Short exercise: Give the number of lines in the records below that include "this", and nothing more.

━━━ Data to process

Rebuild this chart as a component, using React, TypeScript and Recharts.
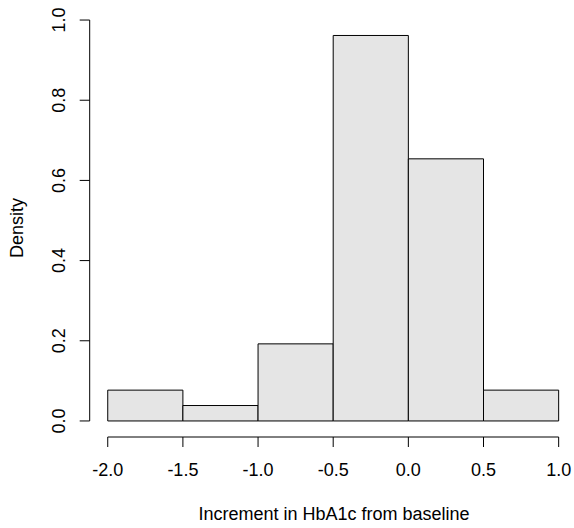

━━━━━━
━━━ Data to process

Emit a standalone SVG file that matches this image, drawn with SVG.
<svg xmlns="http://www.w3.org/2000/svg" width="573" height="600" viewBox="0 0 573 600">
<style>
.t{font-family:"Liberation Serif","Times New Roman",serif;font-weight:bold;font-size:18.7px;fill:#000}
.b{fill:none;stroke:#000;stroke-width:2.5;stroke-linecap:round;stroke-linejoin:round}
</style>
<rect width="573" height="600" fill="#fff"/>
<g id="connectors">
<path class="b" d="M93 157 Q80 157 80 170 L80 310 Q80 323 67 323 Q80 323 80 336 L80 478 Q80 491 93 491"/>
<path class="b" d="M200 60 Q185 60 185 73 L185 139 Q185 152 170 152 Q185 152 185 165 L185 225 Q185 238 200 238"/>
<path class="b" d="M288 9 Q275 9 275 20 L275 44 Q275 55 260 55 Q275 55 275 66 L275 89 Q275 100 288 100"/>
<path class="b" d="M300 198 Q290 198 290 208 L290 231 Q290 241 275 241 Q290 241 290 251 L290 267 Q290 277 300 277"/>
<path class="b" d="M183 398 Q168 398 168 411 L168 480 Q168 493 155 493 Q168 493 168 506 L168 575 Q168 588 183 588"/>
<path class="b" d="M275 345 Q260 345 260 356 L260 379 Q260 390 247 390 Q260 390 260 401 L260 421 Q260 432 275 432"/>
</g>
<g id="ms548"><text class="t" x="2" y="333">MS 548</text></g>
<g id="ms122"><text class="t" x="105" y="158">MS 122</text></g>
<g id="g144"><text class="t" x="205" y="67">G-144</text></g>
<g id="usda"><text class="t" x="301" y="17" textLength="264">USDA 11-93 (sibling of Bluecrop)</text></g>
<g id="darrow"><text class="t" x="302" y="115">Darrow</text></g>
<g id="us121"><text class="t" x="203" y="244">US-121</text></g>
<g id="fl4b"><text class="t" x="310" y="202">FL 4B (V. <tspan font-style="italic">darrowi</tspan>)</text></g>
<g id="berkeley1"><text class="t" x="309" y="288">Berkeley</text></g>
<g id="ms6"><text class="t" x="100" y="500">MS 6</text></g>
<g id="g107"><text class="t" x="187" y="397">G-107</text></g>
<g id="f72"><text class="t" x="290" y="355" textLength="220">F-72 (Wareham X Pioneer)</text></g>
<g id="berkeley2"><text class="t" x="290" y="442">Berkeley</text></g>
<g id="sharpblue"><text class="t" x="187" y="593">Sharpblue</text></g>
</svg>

━━━━━━
━━━ Data to process

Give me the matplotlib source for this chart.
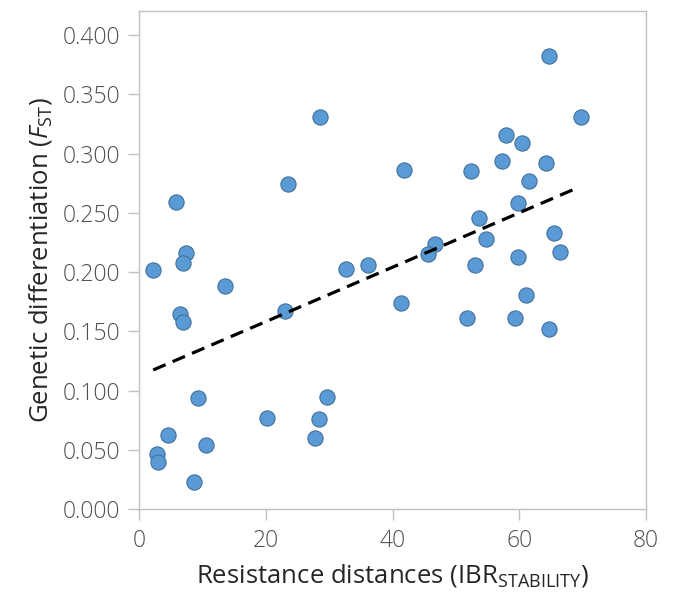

━━━━━━

Response below: 3